A new short film by veteran documentarian AJ Schnack revisits American towns and cities traumatized by unimaginable acts of gun violence.

“Speaking is Difficult” combines recent footage of 25 mass shooting locations — a community college in Roseburg, Oregon; a movie theater in Aurora, Colorado; a parking lot in Tucson, Arizona, among others — with audio of police scanners and 911 calls made during the attacks. (The film uses the broader definition of mass shooting, which sets the threshold at four or more people hit by gunfire.) By pairing placid images with harrowing calls for help, Schnack told The New York Times he hoped to “at least remind people that this is not normal.”

The 12-minute short was released online Tuesday by Field of Vision, the visual journalism unit of The Intercept. Schnack, the director of “Kurt Cobain: About A Son,” founded the initiative with Laura Poitras and Charlotte Cook. The film premiered at the Sundance Film Festival in January.
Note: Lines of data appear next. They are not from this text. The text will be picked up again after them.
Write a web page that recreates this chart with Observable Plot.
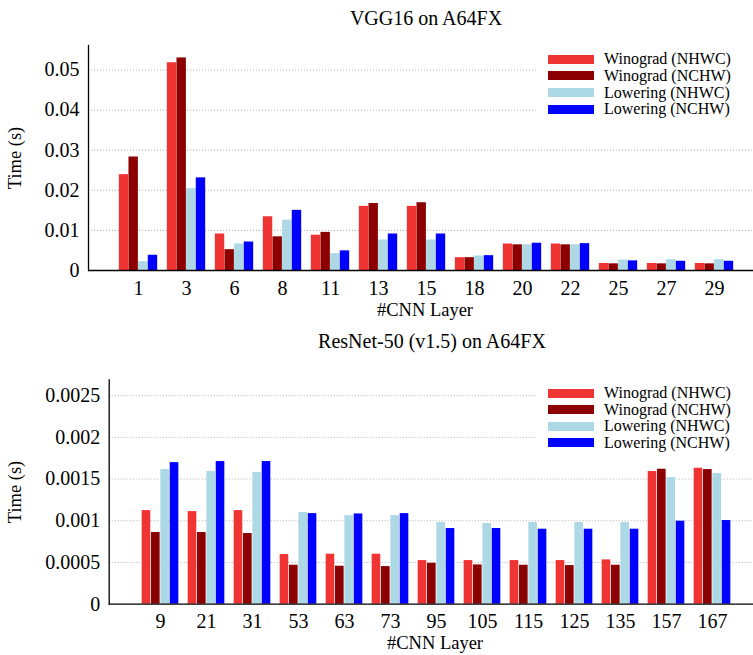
<!DOCTYPE html>
<html>
<head>
<meta charset="utf-8">
<script src="https://cdn.jsdelivr.net/npm/d3@7"></script>
<script src="https://cdn.jsdelivr.net/npm/@observablehq/plot@0.6"></script>
<style>
  body { margin: 0; background: #fff; }
  #wrap { position: relative; width: 753px; height: 655px; overflow: hidden;
          font-family: "Liberation Serif", "Times New Roman", serif; color: #000; background: #fff; }
  .abs { position: absolute; white-space: nowrap; line-height: 1; }
  .title { font-size: 20px; transform: translate(-50%, -50%); }
  .xlab { font-size: 18.5px; transform: translate(-50%, -50%); }
  .ylab { font-size: 18.5px; transform: translate(-50%, -50%) rotate(-90deg); }
  .legend { background: #fff; font-size: 16px; }
  .legend .row { display: flex; align-items: center; overflow: visible; }
  .legend .row span { line-height: 14px; display: inline-block; }
  .legend .sw { width: 46px; height: 9px; margin-left: 11px; margin-right: 10px; }
  .plotbox { position: absolute; left: 0; }
</style>
</head>
<body>
<div id="wrap"></div>
<script>
// ---------- data ----------
const seriesNames = ["Winograd (NHWC)", "Winograd (NCHW)", "Lowering (NHWC)", "Lowering (NCHW)"];
const seriesColors = ["#ef3434", "#8b0000", "#add8e6", "#0000ff"];

const vggLayers   = ["1", "3", "6", "8", "11", "13", "15", "18", "20", "22", "25", "27", "29"];
const vggWinoNHWC = [0.0239, 0.0518, 0.0091, 0.0134, 0.0088, 0.0160, 0.0160, 0.0032, 0.0066, 0.0066, 0.00175, 0.00175, 0.00175];
const vggWinoNCHW = [0.0283, 0.0530, 0.0052, 0.0084, 0.0095, 0.0167, 0.0169, 0.0032, 0.0064, 0.0064, 0.00166, 0.00166, 0.00166];
const vggLowNHWC  = [0.0022, 0.0204, 0.0066, 0.01255, 0.0042, 0.0076, 0.0076, 0.0036, 0.0064, 0.0064, 0.0026, 0.0027, 0.0027];
const vggLowNCHW  = [0.0038, 0.0231, 0.0071, 0.0150, 0.0049, 0.0091, 0.0091, 0.0037, 0.0068, 0.0067, 0.0024, 0.0023, 0.0023];
const vggTicks    = [0, 0.01, 0.02, 0.03, 0.04, 0.05];

const resLayers   = ["9", "21", "31", "53", "63", "73", "95", "105", "115", "125", "135", "157", "167"];
const resWinoNHWC = [0.001122, 0.00111, 0.001122, 0.000595, 0.000599, 0.000599, 0.000523, 0.000523, 0.000523, 0.000523, 0.000531, 0.00159, 0.00163];
const resWinoNCHW = [0.000859, 0.000859, 0.000847, 0.000467, 0.000455, 0.000451, 0.000491, 0.000471, 0.000467, 0.000463, 0.000467, 0.001618, 0.001614];
const resLowNHWC  = [0.001614, 0.00159, 0.00158, 0.0011, 0.001062, 0.001062, 0.000979, 0.000967, 0.000979, 0.000979, 0.000979, 0.001518, 0.001566];
const resLowNCHW  = [0.001697, 0.00171, 0.00171, 0.001086, 0.001082, 0.001086, 0.000907, 0.000907, 0.000899, 0.000899, 0.000899, 0.000995, 0.001003];
const resTicks    = [0, 0.0005, 0.001, 0.0015, 0.002, 0.0025];

// ---------- helpers ----------
function tidy(layers, seriesValues) {
  const rows = [];
  seriesValues.forEach((vals, k) => layers.forEach((l, i) => rows.push({layer: l, series: k, value: vals[i]})));
  return rows;
}

function chart({layers, values, ticks, yMax, height, marginTop, marginBottom, marginLeft, step}) {
  const rows = tidy(layers, values);
  const x0 = marginLeft + step / 2;
  const bars = seriesNames.map((name, k) =>
    Plot.barY(rows.filter(d => d.series === k), {
      x: "layer", y: "value", fill: seriesColors[k],
      insetLeft: step * (0.1 + 0.2 * k),
      insetRight: step * (0.1 + 0.2 * (3 - k))
    })
  );
  return Plot.plot({
    width: 753, height, marginTop, marginBottom, marginLeft, marginRight: 0,
    style: {fontFamily: '"Liberation Serif", "Times New Roman", serif', fontSize: "20px", background: "transparent", color: "#000"},
    x: {type: "band", domain: layers, range: [x0, x0 + layers.length * step], padding: 0},
    y: {domain: [0, yMax]},
    marks: [
      Plot.ruleY(ticks.slice(1), {stroke: "#b0b0b0", strokeDasharray: "1,2", strokeWidth: 1}),
      ...bars,
      Plot.ruleY([0], {stroke: "#000", strokeWidth: 1.3}),
      Plot.frame({anchor: "left", stroke: "#000", strokeWidth: 1.3}),
      Plot.axisX({tickSize: 0, tickPadding: 10, label: null}),
      Plot.axisY({ticks, tickFormat: d3.format("~g"), tickSize: 0, tickPadding: 9, label: null})
    ]
  });
}

function legend(top, rowH) {
  const div = document.createElement("div");
  div.className = "abs legend";
  div.style.left = "537px";
  div.style.top = top + "px";
  div.style.width = "216px";
  seriesNames.forEach((name, k) => {
    const row = document.createElement("div");
    row.className = "row";
    row.style.height = rowH + "px";
    const sw = document.createElement("div");
    sw.className = "sw";
    sw.style.background = seriesColors[k];
    const t = document.createElement("span");
    t.textContent = name;
    row.appendChild(sw); row.appendChild(t);
    div.appendChild(row);
  });
  return div;
}

function label(cls, text, x, y) {
  const d = document.createElement("div");
  d.className = "abs " + cls;
  d.style.left = x + "px";
  d.style.top = y + "px";
  d.textContent = text;
  return d;
}

// ---------- build ----------
const wrap = document.getElementById("wrap");

const top1 = chart({
  layers: vggLayers, values: [vggWinoNHWC, vggWinoNCHW, vggLowNHWC, vggLowNCHW],
  ticks: vggTicks, yMax: 0.0561, height: 330, marginTop: 45, marginBottom: 60, marginLeft: 88, step: 48.25
});
const box1 = document.createElement("div");
box1.className = "plotbox"; box1.style.top = "0px";
box1.appendChild(top1);
wrap.appendChild(box1);

const bot = chart({
  layers: resLayers, values: [resWinoNHWC, resWinoNCHW, resLowNHWC, resLowNCHW],
  ticks: resTicks, yMax: 0.00269, height: 325, marginTop: 49.3, marginBottom: 51.3, marginLeft: 108.7, step: 46.74
});
const box2 = document.createElement("div");
box2.className = "plotbox"; box2.style.top = "330px";
box2.appendChild(bot);
wrap.appendChild(box2);

wrap.appendChild(legend(51, 16.67));
wrap.appendChild(legend(385.1, 16.45));

wrap.appendChild(label("title", "VGG16 on A64FX", 426, 17.5));
wrap.appendChild(label("xlab", "#CNN Layer", 425, 310));
wrap.appendChild(label("ylab", "Time (s)", 15, 157.5));

wrap.appendChild(label("title", "ResNet-50 (v1.5) on A64FX", 432, 341));
wrap.appendChild(label("xlab", "#CNN Layer", 435, 643));
wrap.appendChild(label("ylab", "Time (s)", 15, 491.5));
</script>
</body>
</html>
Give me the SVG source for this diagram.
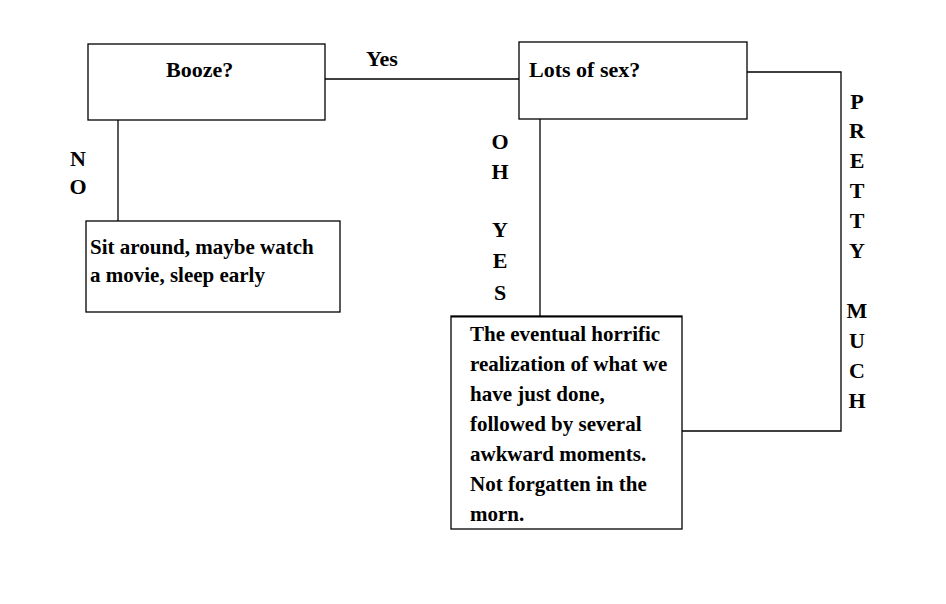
<svg xmlns="http://www.w3.org/2000/svg" width="946" height="604" viewBox="0 0 946 604">
<style>
.box{fill:#fff;stroke:#000;stroke-width:1.3}
.c{fill:none;stroke:#000;stroke-width:1.3}
text{font-family:"Liberation Serif","DejaVu Serif",serif;fill:#000;font-weight:bold}
.t{font-size:22px}
.s{font-size:21px}
.v{font-size:22px;text-anchor:middle}
</style>
<rect width="946" height="604" fill="#fff"/>
<g id="connectors">
<line class="c" x1="325" y1="79" x2="519" y2="79"/>
<line class="c" x1="118" y1="120" x2="118" y2="221"/>
<line class="c" x1="540" y1="119" x2="540" y2="316"/>
<polyline class="c" points="747,72 841,72 841,431 682,431"/>
<text class="t" x="366" y="66">Yes</text>
<text x="78" y="166" class="v">N</text>
<text x="78" y="194" class="v">O</text>
<text class="v" x="500" y="149">O</text>
<text class="v" x="500" y="179">H</text>
<text class="v" x="500" y="237">Y</text>
<text class="v" x="500" y="268">E</text>
<text class="v" x="500" y="300">S</text>
<text class="v" x="857" y="109">P</text>
<text class="v" x="857" y="138">R</text>
<text class="v" x="857" y="168">E</text>
<text class="v" x="857" y="198">T</text>
<text class="v" x="857" y="228">T</text>
<text class="v" x="857" y="258">Y</text>
<text class="v" x="857" y="318">M</text>
<text class="v" x="857" y="348">U</text>
<text class="v" x="857" y="378">C</text>
<text class="v" x="857" y="408">H</text>
</g>
<g id="booze">
<rect class="box" x="88" y="44" width="237" height="76"/>
<text class="t" x="166" y="77">Booze?</text>
</g>
<g id="sex">
<rect class="box" x="519" y="42" width="228" height="77"/>
<text class="t" x="529" y="77">Lots of sex?</text>
</g>
<g id="sit">
<rect class="box" x="86" y="221" width="254" height="91"/>
<text class="s" x="90" y="254">Sit around, maybe watch</text>
<text class="s" x="90" y="282">a movie, sleep early</text>
</g>
<g id="realization">
<rect class="box" x="451" y="316" width="231" height="213"/>
<rect x="451" y="316" width="231" height="1.5" fill="#000"/>
<text class="s" x="470" y="341">The eventual horrific</text>
<text class="s" x="470" y="371">realization of what we</text>
<text class="s" x="470" y="401">have just done,</text>
<text class="s" x="470" y="431">followed by several</text>
<text class="s" x="470" y="461">awkward moments.</text>
<text class="s" x="470" y="491">Not forgatten in the</text>
<text class="s" x="470" y="521">morn.</text>
</g>
</svg>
The most recent mass shooting site included in “Speaking is Difficult” is San Bernardino, California, where a husband and wife who had claimed allegiance to ISIS killed 14 people in December. But Schnack says he will treat the film as a living document, and it could soon grow in length. As he told The Intercept, “We are going to add to the film if these events continue. And unfortunately I cannot be optimistic that they won’t.”